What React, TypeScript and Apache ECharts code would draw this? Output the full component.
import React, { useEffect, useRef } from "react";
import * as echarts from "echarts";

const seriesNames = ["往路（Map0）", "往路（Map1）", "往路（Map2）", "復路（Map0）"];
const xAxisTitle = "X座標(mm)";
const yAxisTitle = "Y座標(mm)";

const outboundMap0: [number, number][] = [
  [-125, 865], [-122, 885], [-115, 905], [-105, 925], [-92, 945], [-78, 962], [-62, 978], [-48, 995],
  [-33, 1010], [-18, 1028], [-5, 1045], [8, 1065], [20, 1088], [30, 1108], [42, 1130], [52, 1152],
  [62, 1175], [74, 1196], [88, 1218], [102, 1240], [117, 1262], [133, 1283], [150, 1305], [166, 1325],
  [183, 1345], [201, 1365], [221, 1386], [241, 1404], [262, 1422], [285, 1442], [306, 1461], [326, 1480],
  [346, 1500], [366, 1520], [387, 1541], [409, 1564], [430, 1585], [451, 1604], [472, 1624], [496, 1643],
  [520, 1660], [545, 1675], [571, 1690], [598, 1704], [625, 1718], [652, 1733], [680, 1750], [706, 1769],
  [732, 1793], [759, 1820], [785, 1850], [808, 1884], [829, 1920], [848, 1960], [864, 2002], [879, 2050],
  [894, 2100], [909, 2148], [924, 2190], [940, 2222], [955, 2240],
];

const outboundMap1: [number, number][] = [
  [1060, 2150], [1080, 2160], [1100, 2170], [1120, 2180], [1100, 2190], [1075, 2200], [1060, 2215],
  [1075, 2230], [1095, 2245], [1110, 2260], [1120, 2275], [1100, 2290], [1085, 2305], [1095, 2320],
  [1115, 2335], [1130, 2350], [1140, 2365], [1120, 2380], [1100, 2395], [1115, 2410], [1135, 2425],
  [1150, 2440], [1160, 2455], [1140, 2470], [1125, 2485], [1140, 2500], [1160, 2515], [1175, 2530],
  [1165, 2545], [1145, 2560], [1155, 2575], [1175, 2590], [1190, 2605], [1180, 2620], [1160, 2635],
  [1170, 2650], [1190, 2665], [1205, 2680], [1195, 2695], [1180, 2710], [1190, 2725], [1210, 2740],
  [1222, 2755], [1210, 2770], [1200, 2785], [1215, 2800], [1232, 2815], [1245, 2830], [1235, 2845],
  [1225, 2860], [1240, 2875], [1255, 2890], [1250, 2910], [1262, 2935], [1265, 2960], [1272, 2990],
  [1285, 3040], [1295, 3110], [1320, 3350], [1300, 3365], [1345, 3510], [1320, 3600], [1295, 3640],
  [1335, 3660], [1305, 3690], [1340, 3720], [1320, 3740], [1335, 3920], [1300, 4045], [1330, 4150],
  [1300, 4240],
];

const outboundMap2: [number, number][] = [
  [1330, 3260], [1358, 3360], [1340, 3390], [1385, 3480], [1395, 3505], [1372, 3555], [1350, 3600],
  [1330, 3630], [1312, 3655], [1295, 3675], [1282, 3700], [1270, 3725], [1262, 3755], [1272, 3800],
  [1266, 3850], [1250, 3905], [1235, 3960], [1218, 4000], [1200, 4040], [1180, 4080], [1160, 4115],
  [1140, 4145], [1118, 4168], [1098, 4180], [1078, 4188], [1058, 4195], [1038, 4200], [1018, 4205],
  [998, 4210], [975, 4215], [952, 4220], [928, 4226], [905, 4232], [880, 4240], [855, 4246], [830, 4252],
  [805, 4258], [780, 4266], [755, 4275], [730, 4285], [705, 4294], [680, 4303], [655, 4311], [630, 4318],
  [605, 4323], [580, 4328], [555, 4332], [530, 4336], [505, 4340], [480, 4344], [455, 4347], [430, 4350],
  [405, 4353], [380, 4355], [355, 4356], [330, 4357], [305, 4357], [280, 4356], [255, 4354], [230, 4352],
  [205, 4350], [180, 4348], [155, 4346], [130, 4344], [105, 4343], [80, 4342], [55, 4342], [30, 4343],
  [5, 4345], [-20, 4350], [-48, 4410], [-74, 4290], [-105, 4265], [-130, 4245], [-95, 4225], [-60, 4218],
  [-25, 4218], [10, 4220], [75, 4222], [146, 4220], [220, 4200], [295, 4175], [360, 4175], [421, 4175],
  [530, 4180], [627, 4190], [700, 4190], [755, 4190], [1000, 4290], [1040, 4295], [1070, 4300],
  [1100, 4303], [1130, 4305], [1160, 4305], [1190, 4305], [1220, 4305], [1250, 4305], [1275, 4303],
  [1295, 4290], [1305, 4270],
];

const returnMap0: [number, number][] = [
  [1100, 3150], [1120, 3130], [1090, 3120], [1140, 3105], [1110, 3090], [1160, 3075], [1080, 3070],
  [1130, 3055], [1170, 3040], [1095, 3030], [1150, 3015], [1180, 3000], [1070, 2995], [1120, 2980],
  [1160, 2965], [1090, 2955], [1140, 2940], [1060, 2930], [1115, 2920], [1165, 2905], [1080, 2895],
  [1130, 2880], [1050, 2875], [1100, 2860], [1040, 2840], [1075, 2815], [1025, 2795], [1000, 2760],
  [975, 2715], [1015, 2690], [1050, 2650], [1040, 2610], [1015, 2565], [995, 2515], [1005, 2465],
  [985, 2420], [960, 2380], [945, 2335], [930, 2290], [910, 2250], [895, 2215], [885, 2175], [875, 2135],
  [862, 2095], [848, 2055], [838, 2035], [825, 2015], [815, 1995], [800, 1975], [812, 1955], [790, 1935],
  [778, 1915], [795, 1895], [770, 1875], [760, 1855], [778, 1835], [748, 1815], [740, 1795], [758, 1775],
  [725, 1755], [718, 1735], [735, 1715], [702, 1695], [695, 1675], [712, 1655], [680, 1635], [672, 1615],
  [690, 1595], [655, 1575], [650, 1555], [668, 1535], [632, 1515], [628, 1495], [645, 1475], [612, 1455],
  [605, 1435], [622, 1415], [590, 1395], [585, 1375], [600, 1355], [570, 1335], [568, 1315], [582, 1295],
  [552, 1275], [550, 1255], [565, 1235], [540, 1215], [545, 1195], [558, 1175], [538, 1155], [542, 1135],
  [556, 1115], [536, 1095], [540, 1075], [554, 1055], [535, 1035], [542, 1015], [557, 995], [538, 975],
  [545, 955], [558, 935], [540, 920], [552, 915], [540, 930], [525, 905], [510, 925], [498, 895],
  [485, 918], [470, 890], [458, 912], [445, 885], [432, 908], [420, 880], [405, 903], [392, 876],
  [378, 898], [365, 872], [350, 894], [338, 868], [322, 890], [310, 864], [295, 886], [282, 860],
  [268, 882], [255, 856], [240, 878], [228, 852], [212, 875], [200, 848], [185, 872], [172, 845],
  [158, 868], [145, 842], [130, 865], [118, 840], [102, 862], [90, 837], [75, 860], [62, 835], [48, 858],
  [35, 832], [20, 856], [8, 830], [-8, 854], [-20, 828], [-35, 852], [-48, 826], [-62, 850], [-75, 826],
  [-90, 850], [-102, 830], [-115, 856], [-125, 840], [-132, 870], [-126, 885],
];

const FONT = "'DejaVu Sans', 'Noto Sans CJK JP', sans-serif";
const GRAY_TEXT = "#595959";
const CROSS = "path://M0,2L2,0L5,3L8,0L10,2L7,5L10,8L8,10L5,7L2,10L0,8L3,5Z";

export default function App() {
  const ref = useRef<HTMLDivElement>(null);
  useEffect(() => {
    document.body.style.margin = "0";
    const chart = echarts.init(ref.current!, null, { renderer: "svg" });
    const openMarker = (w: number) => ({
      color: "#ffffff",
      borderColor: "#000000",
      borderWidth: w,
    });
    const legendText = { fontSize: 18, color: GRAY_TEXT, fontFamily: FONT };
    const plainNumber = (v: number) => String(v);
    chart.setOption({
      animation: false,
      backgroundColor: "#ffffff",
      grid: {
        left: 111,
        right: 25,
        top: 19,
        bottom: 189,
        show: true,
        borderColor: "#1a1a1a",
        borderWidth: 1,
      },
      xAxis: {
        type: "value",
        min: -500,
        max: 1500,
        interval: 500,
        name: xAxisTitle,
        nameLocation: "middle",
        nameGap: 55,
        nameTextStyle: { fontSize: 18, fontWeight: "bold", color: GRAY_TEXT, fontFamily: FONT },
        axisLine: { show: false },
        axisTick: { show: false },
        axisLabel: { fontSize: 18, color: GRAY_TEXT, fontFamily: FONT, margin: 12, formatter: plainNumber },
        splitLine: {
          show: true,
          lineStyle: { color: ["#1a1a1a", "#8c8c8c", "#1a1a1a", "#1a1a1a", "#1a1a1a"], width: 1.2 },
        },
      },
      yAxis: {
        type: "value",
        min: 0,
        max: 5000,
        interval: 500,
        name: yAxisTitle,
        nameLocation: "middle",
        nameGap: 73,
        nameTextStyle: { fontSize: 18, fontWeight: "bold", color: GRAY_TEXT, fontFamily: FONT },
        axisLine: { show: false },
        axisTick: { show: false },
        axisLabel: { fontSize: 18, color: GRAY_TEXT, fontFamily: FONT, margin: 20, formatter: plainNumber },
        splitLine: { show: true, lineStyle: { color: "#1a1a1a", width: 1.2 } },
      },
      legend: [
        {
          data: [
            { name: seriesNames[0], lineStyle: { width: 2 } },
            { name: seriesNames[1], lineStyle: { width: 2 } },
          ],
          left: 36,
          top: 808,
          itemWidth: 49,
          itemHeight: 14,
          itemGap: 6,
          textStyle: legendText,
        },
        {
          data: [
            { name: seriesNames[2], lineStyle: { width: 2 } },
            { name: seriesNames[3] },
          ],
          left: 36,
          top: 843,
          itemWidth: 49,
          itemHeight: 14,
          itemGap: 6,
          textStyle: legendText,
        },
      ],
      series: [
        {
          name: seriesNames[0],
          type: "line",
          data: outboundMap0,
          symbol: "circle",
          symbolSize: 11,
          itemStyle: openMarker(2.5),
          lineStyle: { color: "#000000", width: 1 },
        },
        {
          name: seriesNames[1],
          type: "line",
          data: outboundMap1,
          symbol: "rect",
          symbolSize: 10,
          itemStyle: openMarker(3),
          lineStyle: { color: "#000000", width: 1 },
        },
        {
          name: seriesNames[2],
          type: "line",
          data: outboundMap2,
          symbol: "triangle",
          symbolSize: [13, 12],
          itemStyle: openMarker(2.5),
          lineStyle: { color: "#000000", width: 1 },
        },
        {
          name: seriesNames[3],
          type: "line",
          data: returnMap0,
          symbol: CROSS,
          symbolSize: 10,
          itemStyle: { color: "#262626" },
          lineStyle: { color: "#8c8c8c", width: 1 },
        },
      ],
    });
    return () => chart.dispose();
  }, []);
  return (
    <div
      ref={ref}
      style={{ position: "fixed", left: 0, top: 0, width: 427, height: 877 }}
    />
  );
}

________________

§ **What the task asks**
Tally up the lines holding the word "React" in the data above, and answer with that figure only.

§ **Exercise solution**
2